Jack Womack s’était déjà fait remarquer avec Terraplane, premier tome de sa saga uchronique délirante, où le personnage pivot était là aussi un musicien, en l’occurrence Robert Johnson, bluesman des années trente connu entre autres pour son « Terraplane Blues ». Rappelons que dans cette chanson, la Terraplane (un modèle fabriqué par Hudson entre 1932 et 1938), devient une métaphore du sexe : la Terraplane, rétive au démarrage de l’auteur, convoque l’idée de sa petite amie qui se laisserait monter par un autre homme, et les divers problèmes mécaniques y prennent des connotations sexuelles. (Thématique qui n’est pas tombée dans l’oreille d’un sourd, puisque le titre devait inspirer quantité de chanteurs et de groupes dont, last but not least, Led Zep avec leur « Trampled Under Foot ».)

Dans ce deuxième tome de sa saga, Dryco, pareille à la Rome antique face aux premiers chrétiens, sent son pouvoir menacé par le succès grandissant des disciples d’Elvis. Elle décide donc de recourir aux grands moyens pour rectifier le tir et dévier le cours de l’histoire : elle envoie des agents dans le passé. C’est que (détail qui n’en est pas un), dans cette uchronie, on voyage dans le temps, et, en toute logique, ce passé est lui aussi « parallèle ». Oui, je sais, ça paraît compliqué, mais c’est heureusement plus simple à lire qu’à expliquer.

Mais voilà, ces agents se retrouvent en 1954 dans une Amérique ravagée par l’apartheid, au point qu’ils doivent recourir aux grands moyens en se faisant « décolorer » (ah oui, c’est que nos deux agents sont noirs, c’est ballot). Sans compter que l’Elvis qu’ils retrouvent (après moult péripéties) est bien loin d’être la célèbre rock star à l’orée de sa carrière… On pourra songer au film Jean-Philippe de Laurent Tuel, mais ici Elvis n’est pas un anonyme et bien inoffensif Jean-Philippe Smet, patron d’un bowling miteux, mais un redoutable prédateur sexuel, psychotique et schizophrène pour faire bonne mesure (on le serait à moins).

C’est au point que les agents de Dryco n’ont d’autre choix que de l’« exfiltrer » dans leur monde contemporain — décision malheureuse qui ne fera qu’aggraver la situation et l’état mental d’Elvis lorsque ce dernier découvre, accablé, l’image christique qu’il est devenu pour ses fans, pour le coup fanatiques au sens propre du terme.

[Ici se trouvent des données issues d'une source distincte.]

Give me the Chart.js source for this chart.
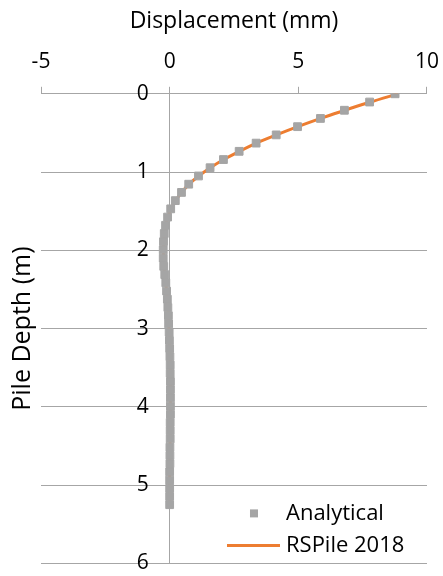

Tout cela culminera lors d’une Fancon tenue à Londres…

On songe bien sûr aussitôt au film Galaxy Quest qui joue, là aussi, sur le suintement de la légende dans le réel et la force médiatique de ces héros mythologiques contemporains que sont devenus nos rock stars ou nos acteurs de séries télévisées (d’où le titre du roman, encore une fois).

Le roman va toutefois plus loin que la simple pochade et n’hésite pas à soulever des questions dérangeantes : le pouvoir des sectes, l’emprise des multinationales, l’impossibilité de rectifier l’« effet papillon » de décisions politiques malencontreuses… tout cela ponctué par la guitare et la voix d’un Elvis devenu contre son gré le « Tommy » d’un opéra-rock sombre et saccadé.